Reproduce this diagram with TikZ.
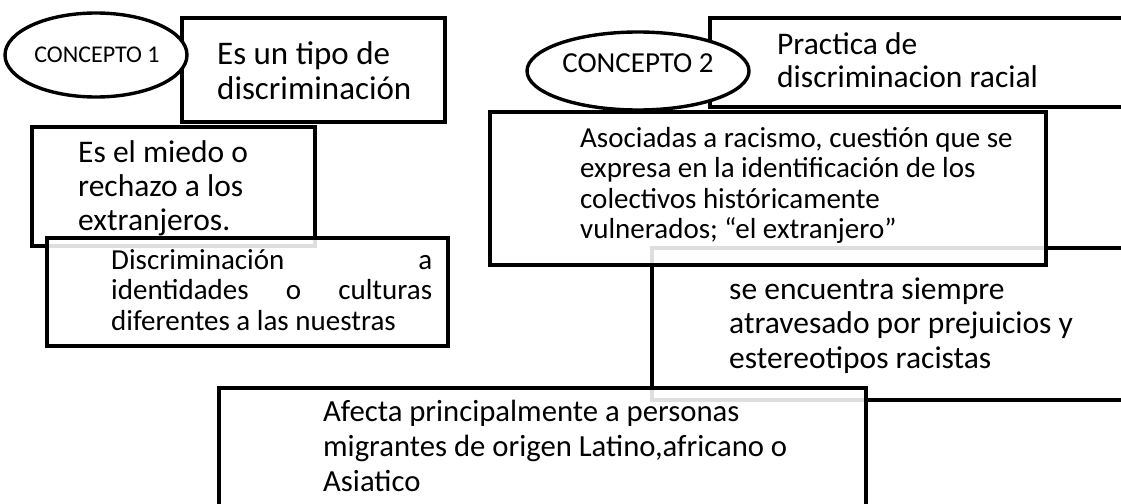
\documentclass[tikz,border=0pt]{standalone}
\usepackage{fontspec}
\setmainfont{Carlito}
\newcommand{\letra}[2]{\fontsize{#1}{#2}\selectfont}
\tikzset{
  marco/.style={line width=3.2pt, fill=white, fill opacity=0.87},
  ovalo/.style={line width=3.4pt, fill=white},
  texto/.style={anchor=base west, inner sep=0pt, text width=560pt, align=flush left},
  rotulo/.style={anchor=base, inner sep=0pt},
}
\begin{document}
\begin{tikzpicture}[x=1pt,y=-1pt]
		\useasboundingbox (0,0) rectangle (1121,503);
		\clip (0,0) rectangle (1121,503);
		% recuadro que queda por debajo
		\draw[marco] (652,248) rectangle (1140,400);
		% concepto 1
		\draw[marco] (182,18) rectangle (445,122);
		\draw[ovalo] (96,55) ellipse [x radius=91, y radius=42];
		\draw[marco] (32,127) rectangle (315,246);
		\draw[marco] (47,238) rectangle (448,346);
		% concepto 2
		\draw[marco] (710,18) rectangle (1140,107);
		\draw[ovalo] (638,71) ellipse [x radius=111, y radius=39];
		\draw[marco] (490,112) rectangle (1046,265);
		\draw[marco] (219,388) rectangle (866,530);
		% textos
		\node[rotulo, font=\letra{24}{28}] (c1) at (97,63) {CONCEPTO 1};
		\node[rotulo, font=\letra{29}{33}] (c2) at (638,72) {CONCEPTO 2};
		\node[texto, font=\letra{33}{35}] (tipo) at (217,65) {Es un tipo de\\discriminación};
		\node[texto, font=\letra{31.5}{34}] (miedo) at (78,162) {Es el miedo o\\rechazo a los\\extranjeros.};
		\node[texto, text width=321pt, align=justify, font=\letra{29}{30.5}] (identidad) at (111,269)
			{\tolerance=10000 \hbadness=10000 Discriminación a\linebreak identidades o culturas\linebreak diferentes a las nuestras};
		\node[texto, font=\letra{31.5}{33}] (practica) at (777,55) {Practica de\\discriminacion racial};
		\node[texto, font=\letra{29}{30.5}] (asociadas) at (580,147) {Asociadas a racismo, cuestión que se\\expresa en la identificación de los\\colectivos históricamente\\vulnerados; “el extranjero”};
		\node[texto, font=\letra{31.5}{34.5}] (prejuicios) at (729,299) {se encuentra siempre\\atravesado por prejuicios y\\estereotipos racistas};
		\node[texto, font=\letra{30.7}{35}] (afecta) at (323,421) {Afecta principalmente a personas\\migrantes de origen Latino,africano o\\Asiatico};
	\end{tikzpicture}
\end{document}
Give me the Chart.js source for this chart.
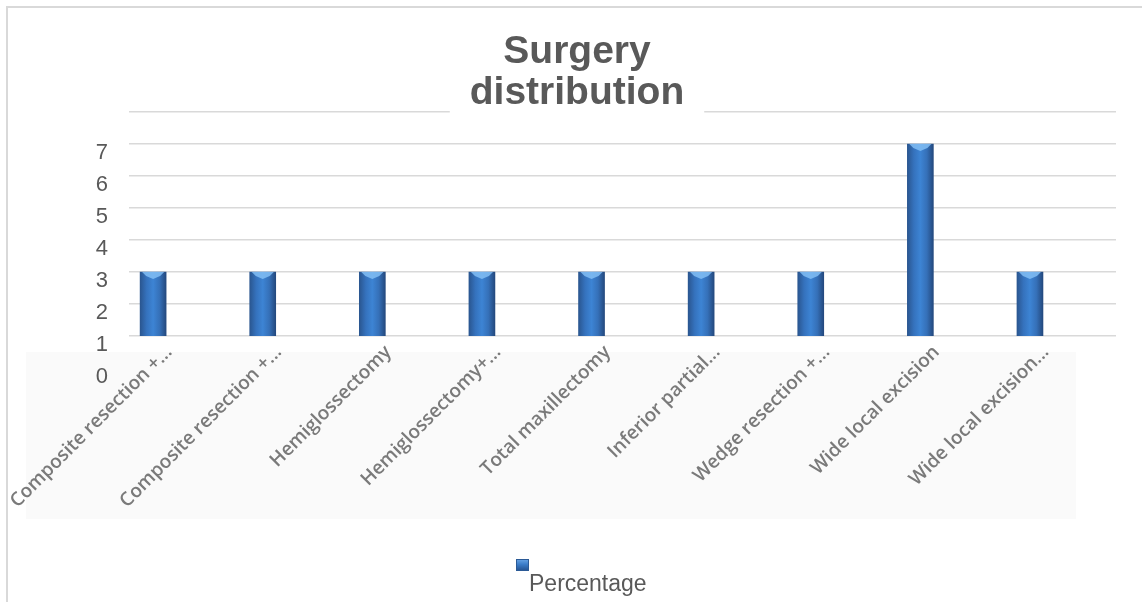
<!DOCTYPE html>
<html>
<head>
<meta charset="utf-8">
<title>Surgery distribution</title>
<script src="https://cdn.jsdelivr.net/npm/chart.js@4.4.1/dist/chart.umd.min.js"></script>
<style>
    html, body { margin: 0; padding: 0; background: #ffffff; }
    body { width: 1142px; height: 602px; position: relative; overflow: hidden; font-family: "Liberation Sans", Arial, sans-serif; }
    #frame { position: absolute; left: 6px; top: 6px; width: 1136px; height: 596px; border-left: 2px solid #d9d9d9; border-top: 2px solid #d9d9d9; box-sizing: border-box; }
    #chartBox { position: absolute; left: 0; top: 0; width: 1142px; height: 602px; }
    #legend { position: absolute; left: 516px; top: 559px; color: #595959; font-size: 23px; }
    #legend .swatch { width: 13px; height: 12px; background: linear-gradient(to bottom, #6aa6e6 0%, #3b7cc8 45%, #234f8c 100%); box-shadow: inset 0 0 0 1px #2b5a96; }
    #legend .text { margin-left: 13px; margin-top: -1px; line-height: 26px; }
</style>
</head>
<body>
<div id="frame"></div>
<div id="chartBox"><canvas id="surgeryChart" width="1142" height="602"></canvas></div>
<div id="legend"><div class="swatch"></div><div class="text">Percentage</div></div>

<script>
// chart data
var chartTitle = ['Surgery', 'distribution'];
var seriesName = 'Percentage';
var categories = [
    'Composite resection +...',
    'Composite resection +...',
    'Hemiglossectomy',
    'Hemiglossectomy+...',
    'Total maxillectomy',
    'Inferior partial...',
    'Wedge resection +...',
    'Wide local excision',
    'Wide local excision...'
];
var percentage = [3, 3, 3, 3, 3, 3, 3, 7, 3];
var yTickLabels = [0, 1, 2, 3, 4, 5, 6, 7];

// light box behind the category labels
var labelBackground = {
    id: 'labelBackground',
    beforeDraw: function(chart) {
        var c = chart.ctx;
        c.save();
        c.fillStyle = '#fafafa';
        c.fillRect(26, 352, 1050, 167);
        c.restore();
    }
};

// lighter cap on top of each bar
var barCaps = {
    id: 'barCaps',
    afterDatasetsDraw: function(chart) {
        var c = chart.ctx;
        var meta = chart.getDatasetMeta(0);
        c.save();
        meta.data.forEach(function(bar) {
            var half = bar.width / 2;
            c.beginPath();
            c.moveTo(bar.x - half + 2, bar.y);
            c.lineTo(bar.x + half - 2, bar.y);
            c.lineTo(bar.x + half - 6, bar.y + 4);
            c.lineTo(bar.x, bar.y + 7);
            c.lineTo(bar.x - half + 6, bar.y + 4);
            c.closePath();
            c.fillStyle = 'rgba(130, 190, 245, 0.85)';
            c.fill();
        });
        c.restore();
    }
};

// title drawn over the top grid line with a white backing
var titleBlock = {
    id: 'titleBlock',
    afterDraw: function(chart) {
        var c = chart.ctx;
        var cx = 577;
        c.save();
        c.font = 'bold 39px "Liberation Sans", Arial, sans-serif';
        c.textAlign = 'center';
        c.textBaseline = 'alphabetic';
        var w = c.measureText(chartTitle[1]).width;
        c.fillStyle = '#ffffff';
        c.fillRect(cx - w / 2 - 20, 76, w + 40, 42);
        c.fillStyle = '#595959';
        c.fillText(chartTitle[0], cx, 63);
        c.fillText(chartTitle[1], cx, 104);
        c.restore();
    }
};

var ctx = document.getElementById('surgeryChart').getContext('2d');
var surgeryChart = new Chart(ctx, {
    type: 'bar',
    data: {
        datasets: [{
            label: seriesName,
            data: percentage.map(function(v, i) { return { x: i, y: v }; }),
            barThickness: 26,
            borderWidth: 0,
            backgroundColor: function(context) {
                var chart = context.chart;
                if (!chart.chartArea || !chart.scales.x) {
                    return '#3a7bc8';
                }
                var x = chart.scales.x.getPixelForValue(context.dataIndex);
                var g = chart.ctx.createLinearGradient(x - 13, 0, x + 13, 0);
                g.addColorStop(0, '#2a5690');
                g.addColorStop(0.25, '#3572bd');
                g.addColorStop(0.5, '#3d84d4');
                g.addColorStop(0.75, '#3570b8');
                g.addColorStop(1, '#24497e');
                return g;
            }
        }]
    },
    options: {
        responsive: false,
        animation: false,
        layout: {
            padding: { left: 0, right: 26, top: 112, bottom: 0 }
        },
        plugins: {
            legend: { display: false },
            title: { display: false, text: chartTitle },
            tooltip: { enabled: false }
        },
        scales: {
            x: {
                type: 'linear',
                min: -0.22,
                max: 8.785,
                offset: false,
                grid: { display: false, offset: false },
                border: { display: false },
                afterFit: function(scale) {
                    scale.height = 266;
                    scale.paddingLeft = 0;
                    scale.paddingRight = 0;
                },
                afterBuildTicks: function(scale) {
                    scale.ticks = categories.map(function(c, i) { return { value: i }; });
                },
                ticks: {
                    autoSkip: false,
                    minRotation: 45,
                    maxRotation: 45,
                    padding: -3,
                    labelOffset: 16,
                    color: '#7a7a7a',
                    font: { family: '"Open Sans", sans-serif', size: 19, weight: '600' },
                    callback: function(value) { return categories[value]; }
                }
            },
            y: {
                min: 1,
                max: 8,
                beginAtZero: false,
                grid: {
                    drawTicks: false,
                    lineWidth: 1.5,
                    color: function(context) {
                        return context.tick && context.tick.value === 0 ? 'rgba(0,0,0,0)' : '#d9d9d9';
                    }
                },
                border: { display: false },
                afterFit: function(scale) { scale.width = 129; },
                afterBuildTicks: function(scale) {
                    scale.ticks = yTickLabels.concat([8]).map(function(v) { return { value: v }; });
                },
                ticks: {
                    autoSkip: false,
                    stepSize: 1,
                    padding: 21,
                    labelOffset: 9,
                    color: '#595959',
                    font: { family: '"Liberation Sans", Arial, sans-serif', size: 22 },
                    callback: function(value) {
                        return yTickLabels.indexOf(value) >= 0 ? String(value) : '';
                    }
                }
            }
        }
    },
    plugins: [labelBackground, barCaps, titleBlock]
});
</script>
</body>
</html>
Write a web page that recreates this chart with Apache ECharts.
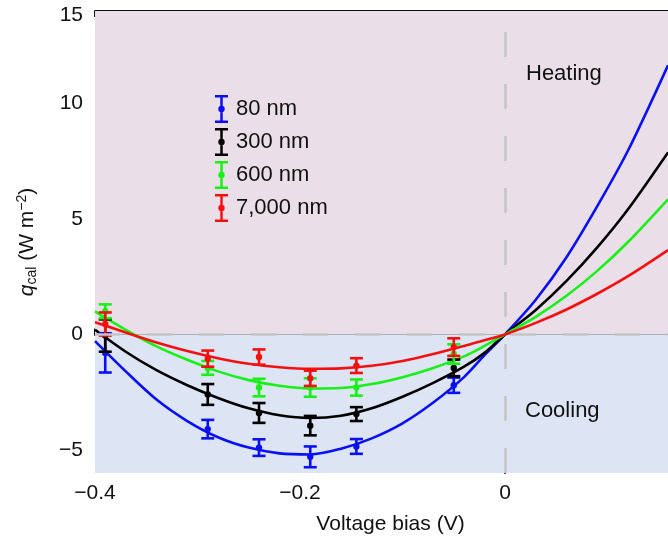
<!DOCTYPE html>
<html><head><meta charset="utf-8">
<script src="https://cdn.jsdelivr.net/npm/echarts@6/dist/echarts.min.js"></script>
<style>html,body{margin:0;padding:0;background:#fff}#c{width:668px;height:540px}</style>
</head><body><div id="c"></div>
<script>
// ---- data ----
const seriesNames = ['80 nm', '300 nm', '600 nm', '7,000 nm'];
const seriesColors = ['#0a10f5', '#000000', '#18f018', '#f51010'];

// fitted curves
const fitX     = [-0.4, -0.37, -0.34, -0.31, -0.28, -0.25, -0.22, -0.19, -0.16, -0.13, -0.1, -0.07, -0.04, -0.02, 0, 0.03, 0.06, 0.09, 0.12, 0.159];
const fitBlue  = [-0.29, -1.6, -2.82, -3.75, -4.45, -4.9, -5.15, -5.2, -4.95, -4.5, -3.85, -2.95, -1.85, -0.9, 0, 1.5, 3.34, 5.55, 7.96, 11.65];
const fitBlack = [0.2, -0.75, -1.55, -2.2, -2.75, -3.2, -3.5, -3.62, -3.52, -3.2, -2.7, -2.1, -1.4, -0.8, 0, 1.06, 2.32, 3.77, 5.42, 7.88];
const fitGreen = [1.0, 0.2, -0.52, -1.1, -1.6, -1.98, -2.22, -2.34, -2.32, -2.15, -1.85, -1.45, -0.95, -0.5, 0, 0.76, 1.67, 2.75, 4.0, 5.85];
const fitRed   = [0.53, 0.08, -0.35, -0.72, -1.03, -1.27, -1.42, -1.49, -1.47, -1.36, -1.15, -0.85, -0.5, -0.25, 0, 0.5, 1.08, 1.76, 2.52, 3.65];

// measured points with error bars
const ptX      = [-0.39, -0.29, -0.24, -0.19, -0.145, -0.05];
const ptBlue   = [-0.8, -4.1, -4.9, -5.3, -4.85, -2.2];
const errBlue  = [0.85, 0.4, 0.36, 0.45, 0.32, 0.33];
const ptBlack  = [-0.05, -2.6, -3.4, -3.95, -3.45, -1.45];
const errBlack = [0.7, 0.45, 0.43, 0.42, 0.3, 0.36];
const ptGreen  = [1.0, -1.45, -2.3, -2.3, -2.3, -0.85];
const errGreen = [0.3, 0.3, 0.38, 0.4, 0.35, 0.42];
const ptRed    = [0.45, -1.05, -0.98, -1.9, -1.35, -0.55];
const errRed   = [0.5, 0.35, 0.33, 0.33, 0.32, 0.38];

// axes
const xMin = -0.4, xMax = 0.159, yMin = -6, yMax = 14;
const xTickValues = [-0.4, -0.2, 0];
const xTickLabels = ['\u22120.4', '\u22120.2', '0'];
const yTickValues = [-5, 0, 5, 10];
const yLabelValues = [-5, 0, 5, 10, 14];
const yTickLabels = ['\u22125', '0', '5', '10', '15'];

// ---- chart ----
const FONT = 'Liberation Sans, Arial, Helvetica, sans-serif';
const fits = [fitBlue, fitBlack, fitGreen, fitRed];
const pts = [ptBlue, ptBlack, ptGreen, ptRed];
const errs = [errBlue, errBlack, errGreen, errRed];

const iconPath = 'path://M0,0H13V2.6H0Z M5.25,0H7.75V28H5.25Z M0,25.4H13V28H0Z M3.3,14A3.2,3.2 0 1 1 9.7,14A3.2,3.2 0 1 1 3.3,14Z';

function renderErr(params, api) {
  const x = api.value(0), y = api.value(1), e = api.value(2);
  const t = api.coord([x, y + e]), b = api.coord([x, y - e]), m = api.coord([x, y]);
  const w = 6.5;
  const c = api.visual('color');
  const st = { stroke: c, lineWidth: 2.6, fill: null };
  return { type: 'group', children: [
    { type: 'line', shape: { x1: t[0], y1: t[1], x2: b[0], y2: b[1] }, style: st },
    { type: 'line', shape: { x1: t[0] - w, y1: t[1], x2: t[0] + w, y2: t[1] }, style: st },
    { type: 'line', shape: { x1: b[0] - w, y1: b[1], x2: b[0] + w, y2: b[1] }, style: st },
    { type: 'circle', shape: { cx: m[0], cy: m[1], r: 3.2 }, style: { fill: c } }
  ]};
}

const series = [{
  type: 'line', data: [], silent: true, z: 0,
  markArea: { silent: true, data: [
    [{ yAxis: 0, itemStyle: { color: '#eadfe8' } }, { yAxis: yMax }],
    [{ yAxis: yMin, itemStyle: { color: '#dde4f4' } }, { yAxis: 0 }]
  ]},
  markLine: { silent: true, symbol: 'none', label: { show: false },
    lineStyle: { color: '#c4c4c4', width: 2.5, type: [25, 27] },
    data: [{ yAxis: 0 }, { xAxis: 0 }] }
}];
seriesNames.forEach((n, i) => {
  series.push({
    name: n, type: 'line', smooth: 0.3, showSymbol: false, z: 3,
    lineStyle: { width: 2.6, color: seriesColors[i] }, itemStyle: { color: seriesColors[i] },
    data: fitX.map((x, k) => [x, fits[i][k]])
  });
});
seriesNames.forEach((n, i) => {
  series.push({
    name: n, type: 'custom', z: 4, renderItem: renderErr,
    itemStyle: { color: seriesColors[i] },
    encode: { x: 0, y: 1 },
    data: ptX.map((x, k) => [x, pts[i][k], errs[i][k]])
  });
});

const chart = echarts.init(document.getElementById('c'), null, { renderer: 'canvas' });
chart.setOption({
  animation: false,
  backgroundColor: '#ffffff',
  textStyle: { fontFamily: FONT },
  grid: { left: 95, top: 11, right: 0, bottom: 66 },
  legend: {
    orient: 'vertical', left: 210, top: 90, itemWidth: 13, itemHeight: 28, itemGap: 5,
    textStyle: { fontSize: 22, color: '#111', fontFamily: FONT, padding: [0, 0, 0, 3] },
    data: seriesNames.map(n => ({ name: n, icon: iconPath }))
  },
  xAxis: [{
    type: 'value', min: xMin, max: xMax, position: 'bottom',
    name: 'Voltage bias (V)', nameLocation: 'middle', nameGap: 41,
    nameTextStyle: { fontSize: 21, color: '#111', fontFamily: FONT, padding: [0, 0, 0, 18] },
    axisLine: { lineStyle: { color: '#111', width: 2 } },
    axisTick: { inside: true, length: 6, lineStyle: { color: '#111', width: 2 }, customValues: xTickValues },
    axisLabel: { fontSize: 21, color: '#111', margin: 10, fontFamily: FONT, customValues: xTickValues,
      formatter: v => xTickLabels[xTickValues.findIndex(t => Math.abs(t - v) < 1e-9)] },
    splitLine: { show: false }
  }, {
    type: 'value', min: xMin, max: xMax, position: 'top',
    axisLine: { show: true, lineStyle: { color: '#111', width: 2 } },
    axisTick: { inside: true, length: 6, lineStyle: { color: '#111', width: 2 }, customValues: xTickValues },
    axisLabel: { show: false }, splitLine: { show: false }
  }],
  yAxis: {
    type: 'value', min: yMin, max: yMax,
    name: '{q|q}{sub|cal}{n| (W m}{sup|\u22122}{n|)}', nameLocation: 'middle', nameGap: 56,
    nameTextStyle: { color: '#111', fontFamily: FONT, rich: {
      q: { fontSize: 21, fontStyle: 'italic', fontFamily: FONT, color: '#111' },
      sub: { fontSize: 14, fontFamily: FONT, color: '#111', padding: [10, 0, 0, 0] },
      n: { fontSize: 21, fontFamily: FONT, color: '#111' },
      sup: { fontSize: 14, fontFamily: FONT, color: '#111', padding: [0, 0, 10, 0] }
    }},
    axisLine: { show: true, lineStyle: { color: '#111', width: 2 } },
    axisTick: { show: true, inside: true, length: 6, lineStyle: { color: '#111', width: 2 }, customValues: yTickValues },
    axisLabel: { fontSize: 21, color: '#111', margin: 12, fontFamily: FONT, customValues: yLabelValues,
      formatter: v => {
        const s = yTickLabels[yLabelValues.findIndex(t => Math.abs(t - v) < 1e-9)];
        return v === yMax ? '{t|' + s + '}' : s;
      },
      rich: { t: { fontSize: 21, color: '#111', fontFamily: FONT, padding: [8, 0, 0, 0] } }
    },
    splitLine: { show: false }
  },
  graphic: [
    { type: 'text', left: 526, top: 63, z: 10, style: { text: 'Heating', font: '22px ' + FONT, fill: '#111' } },
    { type: 'text', left: 525, top: 400, z: 10, style: { text: 'Cooling', font: '22px ' + FONT, fill: '#111' } }
  ],
  series: series
});
</script></body></html>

--------

[What this task involves]
Only the number is required: the count of lines containing the word "with".

[Solution to the exercise]
4